> What you should do
Look at the data below and print exactly the lines from its first line through the line with "const FONT = 'Liberation Sans';"; the pictures stay out of the copy.

> Information supplied
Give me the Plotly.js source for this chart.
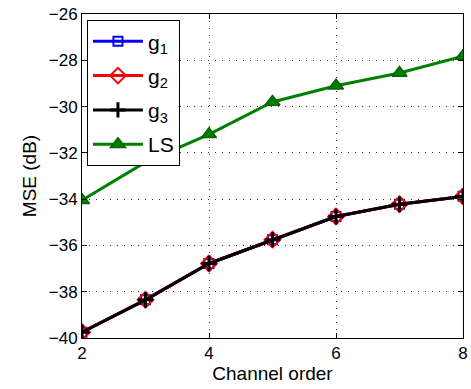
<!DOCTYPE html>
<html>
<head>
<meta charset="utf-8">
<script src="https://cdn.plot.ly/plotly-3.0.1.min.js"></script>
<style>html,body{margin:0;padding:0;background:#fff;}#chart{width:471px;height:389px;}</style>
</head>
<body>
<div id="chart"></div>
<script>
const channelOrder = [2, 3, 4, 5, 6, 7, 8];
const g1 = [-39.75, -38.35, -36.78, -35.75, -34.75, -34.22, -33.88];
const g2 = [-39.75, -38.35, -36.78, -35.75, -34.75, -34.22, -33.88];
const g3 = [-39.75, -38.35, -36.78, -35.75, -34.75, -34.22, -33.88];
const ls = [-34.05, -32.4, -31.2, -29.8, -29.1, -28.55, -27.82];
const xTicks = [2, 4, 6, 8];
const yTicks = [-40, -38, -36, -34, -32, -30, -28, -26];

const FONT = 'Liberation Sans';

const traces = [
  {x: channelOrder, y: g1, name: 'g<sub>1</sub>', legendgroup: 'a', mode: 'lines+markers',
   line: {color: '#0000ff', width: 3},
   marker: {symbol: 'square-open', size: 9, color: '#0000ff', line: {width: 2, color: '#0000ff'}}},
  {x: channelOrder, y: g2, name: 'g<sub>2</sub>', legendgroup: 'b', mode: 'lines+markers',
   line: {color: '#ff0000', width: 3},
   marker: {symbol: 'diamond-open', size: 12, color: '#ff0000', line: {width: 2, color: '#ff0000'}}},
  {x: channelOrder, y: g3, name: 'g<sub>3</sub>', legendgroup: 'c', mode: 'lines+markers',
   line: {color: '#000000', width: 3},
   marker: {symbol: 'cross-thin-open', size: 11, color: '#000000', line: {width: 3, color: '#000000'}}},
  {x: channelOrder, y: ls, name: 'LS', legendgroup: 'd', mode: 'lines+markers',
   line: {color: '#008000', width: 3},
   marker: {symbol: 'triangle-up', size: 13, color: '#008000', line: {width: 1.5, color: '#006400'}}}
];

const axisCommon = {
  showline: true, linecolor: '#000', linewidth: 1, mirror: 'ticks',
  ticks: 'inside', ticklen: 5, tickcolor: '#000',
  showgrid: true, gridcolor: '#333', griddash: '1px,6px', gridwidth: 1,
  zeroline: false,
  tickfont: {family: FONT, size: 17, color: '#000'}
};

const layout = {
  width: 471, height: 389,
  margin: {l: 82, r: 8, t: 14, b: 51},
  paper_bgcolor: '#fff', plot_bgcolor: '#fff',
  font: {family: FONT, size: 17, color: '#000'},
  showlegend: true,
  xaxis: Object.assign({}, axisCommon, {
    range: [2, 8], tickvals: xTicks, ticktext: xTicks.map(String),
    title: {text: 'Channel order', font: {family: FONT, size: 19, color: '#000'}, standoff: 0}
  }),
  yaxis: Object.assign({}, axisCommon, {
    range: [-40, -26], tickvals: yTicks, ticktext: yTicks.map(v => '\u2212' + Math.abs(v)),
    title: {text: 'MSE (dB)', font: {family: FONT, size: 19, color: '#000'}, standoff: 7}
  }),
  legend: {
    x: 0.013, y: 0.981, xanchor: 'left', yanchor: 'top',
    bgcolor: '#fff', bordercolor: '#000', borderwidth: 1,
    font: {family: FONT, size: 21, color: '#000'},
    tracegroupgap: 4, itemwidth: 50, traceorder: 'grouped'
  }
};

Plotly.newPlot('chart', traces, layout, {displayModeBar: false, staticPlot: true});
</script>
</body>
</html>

> Output for this task
Give me the Plotly.js source for this chart.
<!DOCTYPE html>
<html>
<head>
<meta charset="utf-8">
<script src="https://cdn.plot.ly/plotly-3.0.1.min.js"></script>
<style>html,body{margin:0;padding:0;background:#fff;}#chart{width:471px;height:389px;}</style>
</head>
<body>
<div id="chart"></div>
<script>
const channelOrder = [2, 3, 4, 5, 6, 7, 8];
const g1 = [-39.75, -38.35, -36.78, -35.75, -34.75, -34.22, -33.88];
const g2 = [-39.75, -38.35, -36.78, -35.75, -34.75, -34.22, -33.88];
const g3 = [-39.75, -38.35, -36.78, -35.75, -34.75, -34.22, -33.88];
const ls = [-34.05, -32.4, -31.2, -29.8, -29.1, -28.55, -27.82];
const xTicks = [2, 4, 6, 8];
const yTicks = [-40, -38, -36, -34, -32, -30, -28, -26];

const FONT = 'Liberation Sans';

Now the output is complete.